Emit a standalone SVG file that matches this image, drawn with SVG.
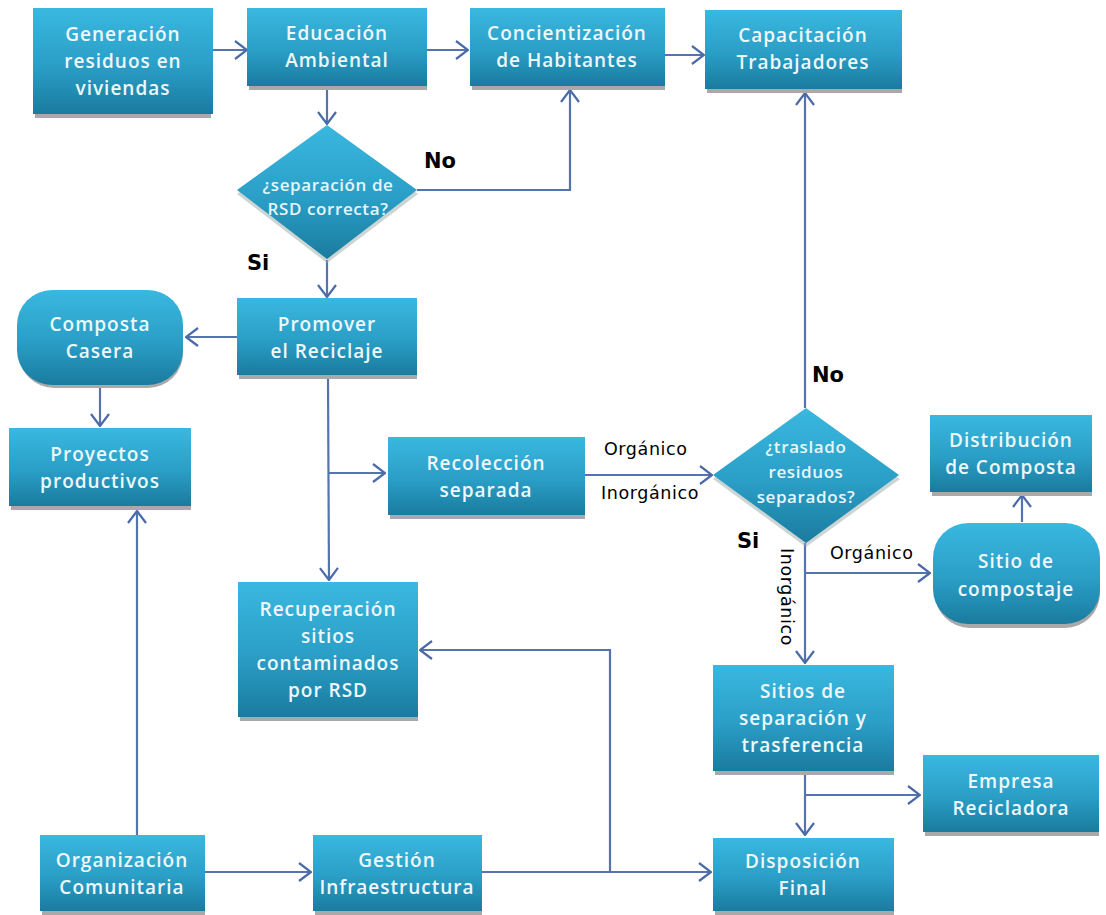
<svg xmlns="http://www.w3.org/2000/svg" width="1106" height="915" viewBox="0 0 1106 915">
<defs>
<linearGradient id="g" x1="0" y1="0" x2="0" y2="1">
<stop offset="0" stop-color="#3ab8e0"/>
<stop offset="0.55" stop-color="#2a9ec6"/>
<stop offset="1" stop-color="#1a7b9e"/>
</linearGradient>
<marker id="ah" viewBox="0 0 14 20" refX="13" refY="10" markerWidth="14" markerHeight="20" markerUnits="userSpaceOnUse" orient="auto">
<path d="M1,1 L13,10 L1,19" fill="none" stroke="#4a6aa8" stroke-width="2.2"/>
</marker>
</defs>
<style>
.n{fill:url(#g)}
.sh{fill:#a9a9a9}
.t{font-family:"Open Sans","Liberation Sans",sans-serif;font-weight:600;font-size:19px;fill:#eef8fb;text-anchor:middle;letter-spacing:1px}
.dt{font-family:"Open Sans","Liberation Sans",sans-serif;font-weight:600;font-size:17px;fill:#e6f6fa;text-anchor:middle;letter-spacing:0.6px}
.c{fill:none;stroke:#5573ad;stroke-width:2.2}
.a{marker-end:url(#ah)}
.lb{font-family:"DejaVu Sans",sans-serif;font-weight:bold;font-size:21px;fill:#000}
.lr{font-family:"DejaVu Sans",sans-serif;font-size:17.5px;fill:#000;letter-spacing:0.6px}
</style>
<rect width="1106" height="915" fill="#fff"/>
<g id="connectors">
<path class="c a" d="M212,50 L247,50"/>
<path class="c a" d="M427,50 L468,50"/>
<path class="c a" d="M665,55 L704,55"/>
<path class="c a" d="M327,88 L327,124"/>
<path class="c a" d="M417,190 L570,190 L570,90"/>
<path class="c a" d="M327,260 L327,297"/>
<path class="c a" d="M237,337 L186,337"/>
<path class="c a" d="M100,386 L100,426"/>
<path class="c a" d="M328,378 L329,580"/>
<path class="c a" d="M329,473 L385,473"/>
<path class="c a" d="M585,475 L712,475"/>
<path class="c a" d="M805,408 L805,93"/>
<path class="c a" d="M805,543 L805,663"/>
<path class="c a" d="M805,573 L930,573"/>
<path class="c a" d="M1022,522 L1022,495"/>
<path class="c a" d="M805,775 L805,835"/>
<path class="c a" d="M805,795 L920,795"/>
<path class="c a" d="M137,835 L137,511"/>
<path class="c a" d="M205,872 L311,872"/>
<path class="c a" d="M482,872 L711,872"/>
<path class="c a" d="M610,872 L610,650 L420,650"/>
<text class="lb" x="424" y="168">No</text>
<text class="lb" x="247" y="270">Si</text>
<text class="lb" x="812" y="382">No</text>
<text class="lb" x="737" y="548">Si</text>
<text class="lr" x="604" y="455">Orgánico</text>
<text class="lr" x="601" y="499">Inorgánico</text>
<text class="lr" x="830" y="559">Orgánico</text>
<text class="lr" transform="translate(781,548) rotate(90)">Inorgánico</text>
</g>
<g id="n1"><rect class="sh" x="35" y="12" width="176" height="106"/><rect class="n" x="33" y="8" width="180" height="106"/>
<text class="t" x="123" y="41">Generación</text><text class="t" x="123" y="68">residuos en</text><text class="t" x="123" y="95">viviendas</text></g>
<g id="n2"><rect class="sh" x="249" y="12" width="178" height="78"/><rect class="n" x="247" y="8" width="180" height="78"/>
<text class="t" x="337" y="40">Educación</text><text class="t" x="337" y="67">Ambiental</text></g>
<g id="n3"><rect class="sh" x="472" y="12" width="193" height="78"/><rect class="n" x="470" y="8" width="195" height="78"/>
<text class="t" x="567" y="40">Concientización</text><text class="t" x="567" y="67">de Habitantes</text></g>
<g id="n4"><rect class="sh" x="707" y="14" width="195" height="79"/><rect class="n" x="705" y="10" width="197" height="79"/>
<text class="t" x="803" y="42">Capacitación</text><text class="t" x="803" y="69">Trabajadores</text></g>
<g id="d1"><path d="M327,128 L418,194 L327,263 L237,194 Z" fill="#9aa" opacity="0.5"/><path class="n" d="M327,125 L417,190 L327,259 L237,190 Z"/>
<text class="dt" x="328" y="191">¿separación de</text><text class="dt" x="328" y="215">RSD correcta?</text></g>
<g id="n5"><rect class="sh" x="19" y="294" width="164" height="94" rx="35"/><rect class="n" x="17" y="290" width="166" height="95" rx="35"/>
<text class="t" x="100" y="331">Composta</text><text class="t" x="100" y="358">Casera</text></g>
<g id="n6"><rect class="sh" x="239" y="302" width="178" height="77"/><rect class="n" x="237" y="298" width="180" height="77"/>
<text class="t" x="327" y="331">Promover</text><text class="t" x="327" y="358">el Reciclaje</text></g>
<g id="n7"><rect class="sh" x="11" y="432" width="180" height="78"/><rect class="n" x="9" y="428" width="182" height="78"/>
<text class="t" x="100" y="461">Proyectos</text><text class="t" x="100" y="488">productivos</text></g>
<g id="n8"><rect class="sh" x="390" y="441" width="195" height="78"/><rect class="n" x="388" y="437" width="197" height="78"/>
<text class="t" x="486" y="470">Recolección</text><text class="t" x="486" y="497">separada</text></g>
<g id="d2"><path d="M806,411 L900,479 L806,547 L713,479 Z" fill="#9aa" opacity="0.5"/><path class="n" d="M806,408 L899,475 L806,543 L713,475 Z"/>
<text class="dt" x="806" y="453">¿traslado</text><text class="dt" x="806" y="478">residuos</text><text class="dt" x="806" y="503">separados?</text></g>
<g id="n9"><rect class="sh" x="932" y="419" width="160" height="77"/><rect class="n" x="930" y="415" width="162" height="77"/>
<text class="t" x="1011" y="447">Distribución</text><text class="t" x="1011" y="474">de Composta</text></g>
<g id="n10"><rect class="sh" x="935" y="527" width="165" height="101" rx="35"/><rect class="n" x="933" y="523" width="167" height="101" rx="35"/>
<text class="t" x="1016" y="568">Sitio  de</text><text class="t" x="1016" y="596">compostaje</text></g>
<g id="n11"><rect class="sh" x="240" y="586" width="178" height="135"/><rect class="n" x="238" y="582" width="180" height="135"/>
<text class="t" x="328" y="616">Recuperación</text><text class="t" x="328" y="643">sitios</text><text class="t" x="328" y="670">contaminados</text><text class="t" x="328" y="697">por RSD</text></g>
<g id="n12"><rect class="sh" x="715" y="669" width="179" height="106"/><rect class="n" x="713" y="665" width="181" height="106"/>
<text class="t" x="803" y="698">Sitios de</text><text class="t" x="803" y="725">separación y</text><text class="t" x="803" y="752">trasferencia</text></g>
<g id="n13"><rect class="sh" x="925" y="759" width="174" height="77"/><rect class="n" x="923" y="755" width="176" height="77"/>
<text class="t" x="1011" y="788">Empresa</text><text class="t" x="1011" y="815">Recicladora</text></g>
<g id="n14"><rect class="sh" x="42" y="839" width="163" height="76"/><rect class="n" x="40" y="835" width="165" height="76"/>
<text class="t" x="122" y="867">Organización</text><text class="t" x="122" y="894">Comunitaria</text></g>
<g id="n15"><rect class="sh" x="315" y="839" width="167" height="76"/><rect class="n" x="313" y="835" width="169" height="76"/>
<text class="t" x="397" y="867">Gestión</text><text class="t" x="397" y="894">Infraestructura</text></g>
<g id="n16"><rect class="sh" x="715" y="842" width="179" height="73"/><rect class="n" x="713" y="838" width="181" height="73"/>
<text class="t" x="803" y="868">Disposición</text><text class="t" x="803" y="895">Final</text></g>
</svg>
::::::
Required task → Omitting all images, print the listing exactly.

Response to this exercise →
Emit a standalone SVG file that matches this image, drawn with SVG.
<svg xmlns="http://www.w3.org/2000/svg" width="1106" height="915" viewBox="0 0 1106 915">
<defs>
<linearGradient id="g" x1="0" y1="0" x2="0" y2="1">
<stop offset="0" stop-color="#3ab8e0"/>
<stop offset="0.55" stop-color="#2a9ec6"/>
<stop offset="1" stop-color="#1a7b9e"/>
</linearGradient>
<marker id="ah" viewBox="0 0 14 20" refX="13" refY="10" markerWidth="14" markerHeight="20" markerUnits="userSpaceOnUse" orient="auto">
<path d="M1,1 L13,10 L1,19" fill="none" stroke="#4a6aa8" stroke-width="2.2"/>
</marker>
</defs>
<style>
.n{fill:url(#g)}
.sh{fill:#a9a9a9}
.t{font-family:"Open Sans","Liberation Sans",sans-serif;font-weight:600;font-size:19px;fill:#eef8fb;text-anchor:middle;letter-spacing:1px}
.dt{font-family:"Open Sans","Liberation Sans",sans-serif;font-weight:600;font-size:17px;fill:#e6f6fa;text-anchor:middle;letter-spacing:0.6px}
.c{fill:none;stroke:#5573ad;stroke-width:2.2}
.a{marker-end:url(#ah)}
.lb{font-family:"DejaVu Sans",sans-serif;font-weight:bold;font-size:21px;fill:#000}
.lr{font-family:"DejaVu Sans",sans-serif;font-size:17.5px;fill:#000;letter-spacing:0.6px}
</style>
<rect width="1106" height="915" fill="#fff"/>
<g id="connectors">
<path class="c a" d="M212,50 L247,50"/>
<path class="c a" d="M427,50 L468,50"/>
<path class="c a" d="M665,55 L704,55"/>
<path class="c a" d="M327,88 L327,124"/>
<path class="c a" d="M417,190 L570,190 L570,90"/>
<path class="c a" d="M327,260 L327,297"/>
<path class="c a" d="M237,337 L186,337"/>
<path class="c a" d="M100,386 L100,426"/>
<path class="c a" d="M328,378 L329,580"/>
<path class="c a" d="M329,473 L385,473"/>
<path class="c a" d="M585,475 L712,475"/>
<path class="c a" d="M805,408 L805,93"/>
<path class="c a" d="M805,543 L805,663"/>
<path class="c a" d="M805,573 L930,573"/>
<path class="c a" d="M1022,522 L1022,495"/>
<path class="c a" d="M805,775 L805,835"/>
<path class="c a" d="M805,795 L920,795"/>
<path class="c a" d="M137,835 L137,511"/>
<path class="c a" d="M205,872 L311,872"/>
<path class="c a" d="M482,872 L711,872"/>
<path class="c a" d="M610,872 L610,650 L420,650"/>
<text class="lb" x="424" y="168">No</text>
<text class="lb" x="247" y="270">Si</text>
<text class="lb" x="812" y="382">No</text>
<text class="lb" x="737" y="548">Si</text>
<text class="lr" x="604" y="455">Orgánico</text>
<text class="lr" x="601" y="499">Inorgánico</text>
<text class="lr" x="830" y="559">Orgánico</text>
<text class="lr" transform="translate(781,548) rotate(90)">Inorgánico</text>
</g>
<g id="n1"><rect class="sh" x="35" y="12" width="176" height="106"/><rect class="n" x="33" y="8" width="180" height="106"/>
<text class="t" x="123" y="41">Generación</text><text class="t" x="123" y="68">residuos en</text><text class="t" x="123" y="95">viviendas</text></g>
<g id="n2"><rect class="sh" x="249" y="12" width="178" height="78"/><rect class="n" x="247" y="8" width="180" height="78"/>
<text class="t" x="337" y="40">Educación</text><text class="t" x="337" y="67">Ambiental</text></g>
<g id="n3"><rect class="sh" x="472" y="12" width="193" height="78"/><rect class="n" x="470" y="8" width="195" height="78"/>
<text class="t" x="567" y="40">Concientización</text><text class="t" x="567" y="67">de Habitantes</text></g>
<g id="n4"><rect class="sh" x="707" y="14" width="195" height="79"/><rect class="n" x="705" y="10" width="197" height="79"/>
<text class="t" x="803" y="42">Capacitación</text><text class="t" x="803" y="69">Trabajadores</text></g>
<g id="d1"><path d="M327,128 L418,194 L327,263 L237,194 Z" fill="#9aa" opacity="0.5"/><path class="n" d="M327,125 L417,190 L327,259 L237,190 Z"/>
<text class="dt" x="328" y="191">¿separación de</text><text class="dt" x="328" y="215">RSD correcta?</text></g>
<g id="n5"><rect class="sh" x="19" y="294" width="164" height="94" rx="35"/><rect class="n" x="17" y="290" width="166" height="95" rx="35"/>
<text class="t" x="100" y="331">Composta</text><text class="t" x="100" y="358">Casera</text></g>
<g id="n6"><rect class="sh" x="239" y="302" width="178" height="77"/><rect class="n" x="237" y="298" width="180" height="77"/>
<text class="t" x="327" y="331">Promover</text><text class="t" x="327" y="358">el Reciclaje</text></g>
<g id="n7"><rect class="sh" x="11" y="432" width="180" height="78"/><rect class="n" x="9" y="428" width="182" height="78"/>
<text class="t" x="100" y="461">Proyectos</text><text class="t" x="100" y="488">productivos</text></g>
<g id="n8"><rect class="sh" x="390" y="441" width="195" height="78"/><rect class="n" x="388" y="437" width="197" height="78"/>
<text class="t" x="486" y="470">Recolección</text><text class="t" x="486" y="497">separada</text></g>
<g id="d2"><path d="M806,411 L900,479 L806,547 L713,479 Z" fill="#9aa" opacity="0.5"/><path class="n" d="M806,408 L899,475 L806,543 L713,475 Z"/>
<text class="dt" x="806" y="453">¿traslado</text><text class="dt" x="806" y="478">residuos</text><text class="dt" x="806" y="503">separados?</text></g>
<g id="n9"><rect class="sh" x="932" y="419" width="160" height="77"/><rect class="n" x="930" y="415" width="162" height="77"/>
<text class="t" x="1011" y="447">Distribución</text><text class="t" x="1011" y="474">de Composta</text></g>
<g id="n10"><rect class="sh" x="935" y="527" width="165" height="101" rx="35"/><rect class="n" x="933" y="523" width="167" height="101" rx="35"/>
<text class="t" x="1016" y="568">Sitio  de</text><text class="t" x="1016" y="596">compostaje</text></g>
<g id="n11"><rect class="sh" x="240" y="586" width="178" height="135"/><rect class="n" x="238" y="582" width="180" height="135"/>
<text class="t" x="328" y="616">Recuperación</text><text class="t" x="328" y="643">sitios</text><text class="t" x="328" y="670">contaminados</text><text class="t" x="328" y="697">por RSD</text></g>
<g id="n12"><rect class="sh" x="715" y="669" width="179" height="106"/><rect class="n" x="713" y="665" width="181" height="106"/>
<text class="t" x="803" y="698">Sitios de</text><text class="t" x="803" y="725">separación y</text><text class="t" x="803" y="752">trasferencia</text></g>
<g id="n13"><rect class="sh" x="925" y="759" width="174" height="77"/><rect class="n" x="923" y="755" width="176" height="77"/>
<text class="t" x="1011" y="788">Empresa</text><text class="t" x="1011" y="815">Recicladora</text></g>
<g id="n14"><rect class="sh" x="42" y="839" width="163" height="76"/><rect class="n" x="40" y="835" width="165" height="76"/>
<text class="t" x="122" y="867">Organización</text><text class="t" x="122" y="894">Comunitaria</text></g>
<g id="n15"><rect class="sh" x="315" y="839" width="167" height="76"/><rect class="n" x="313" y="835" width="169" height="76"/>
<text class="t" x="397" y="867">Gestión</text><text class="t" x="397" y="894">Infraestructura</text></g>
<g id="n16"><rect class="sh" x="715" y="842" width="179" height="73"/><rect class="n" x="713" y="838" width="181" height="73"/>
<text class="t" x="803" y="868">Disposición</text><text class="t" x="803" y="895">Final</text></g>
</svg>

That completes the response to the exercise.